The inaugural Wavemaker Summit, a four-day summit that ran from 27 to 30 March, hosted by South Africa’s top-performing West Coast District Municipality (WCDM), brought local-government leaders, partners, private-sector executives and academics to address effective governance, long-term sustainability and ethical leadership.
Throughout, the mounting burden of overregulation was raised as an inhibiter to service delivery across South Africa, highlighting the paradoxical challenge where regulations designed to ensure good governance have become primary obstacles to effective service delivery.
Recent research by the Financial and Fiscal Commission reveals that regulatory compliance now consumes approximately 38% of municipal administrative capacity, with some smaller municipalities dedicating up to 75% of their limited human resources to regulatory processes rather than operational improvements.

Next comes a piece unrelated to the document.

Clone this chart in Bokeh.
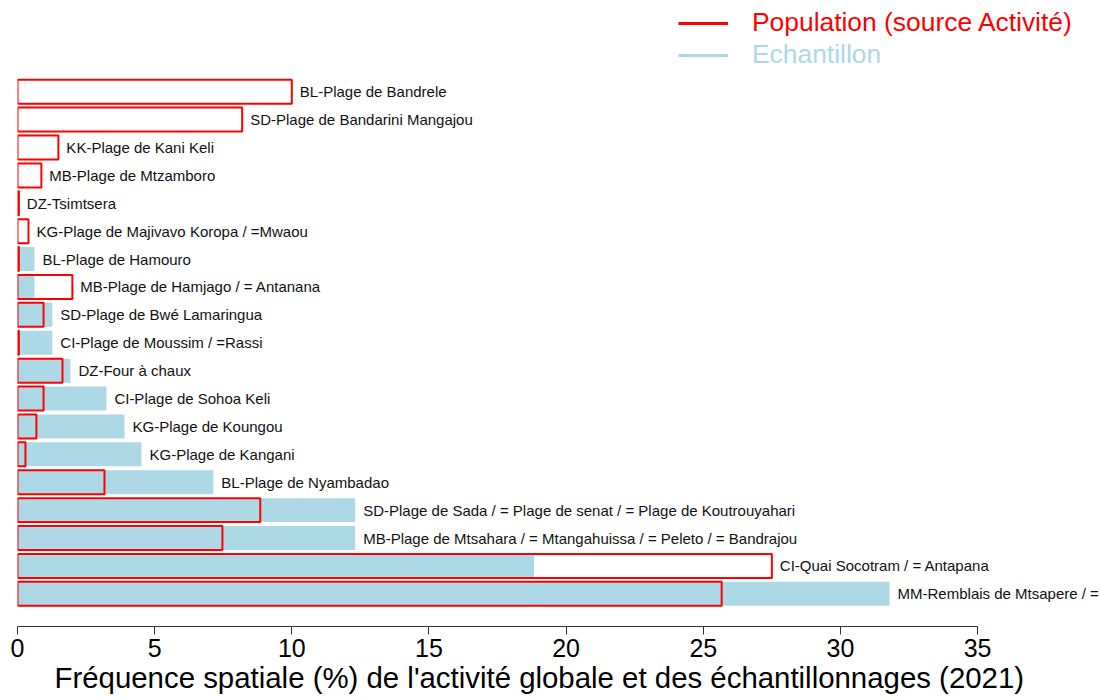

“South Africa’s municipalities are trapped in a regulatory labyrinth that prioritises compliance over creativity. A balance needs to be found to ensure accountability while enabling the innovation and agility needed to deliver services effectively to our communities,” a statement reads.
The summit addressed numerous challenges highlighted in recent government reports, including the Department of Cooperative Governance and Traditional Affairs’ finding that municipalities with perfect audit outcomes often performed worse in actual service delivery than those with qualified audits.
compliance process costly
For example, the updated 2024 Preferential Procurement Policy Framework has created processes so complex that the average municipal tender now takes 11-15 months to complete.
According to the Centre for Development and Enterprise, regulatory compliance adds approximately 28-34% to the cost of municipal infrastructure projects.
“There is no secret-weapon formula success, but rather in the power of strategy, good governance and collaboration” WCDM Executive Mayor Ald RW Boffie Strydom pointed out.
The summit produced a comprehensive framework for regulatory reform that maintains necessary safeguards while removing counterproductive constraints.
Strydom added: “That the conversations be insightful, the challenges collectively addressed and the solutions become practical and sustainable, and not just in terms of professionalism, but also in terms of building a better future for communities collaboratively.”
partnerships a cornerstone
The West Coast District Municipality’s Wavemaker Summit reflected its host’s exceptional track record of 14 consecutive clean audits while maintaining high service-delivery standards. This success story demonstrated good governance and operational effectiveness can co-exist with the right systems and leadership.
Private-sector participation was a cornerstone of the summit, recognising that business success is intrinsically linked to municipalities creating environments where community aspirations are satisfied. The summit facilitated numerous partnerships between municipalities and private enterprises aimed at collaborative service delivery improvements.
“The time has come to acknowledge that sometimes less regulation means more development,” said Strydom. “Without meaningful reform, the promise of developmental local government will remain unfulfilled, and millions of South Africans will continue to be denied the basic services they deserve.”
Following the success of this inaugural event, the
Wavemaker Summit is slated to become an annual platform for addressing the evolving challenges of local government in South Africa, with plans already underway for the 2026 edition.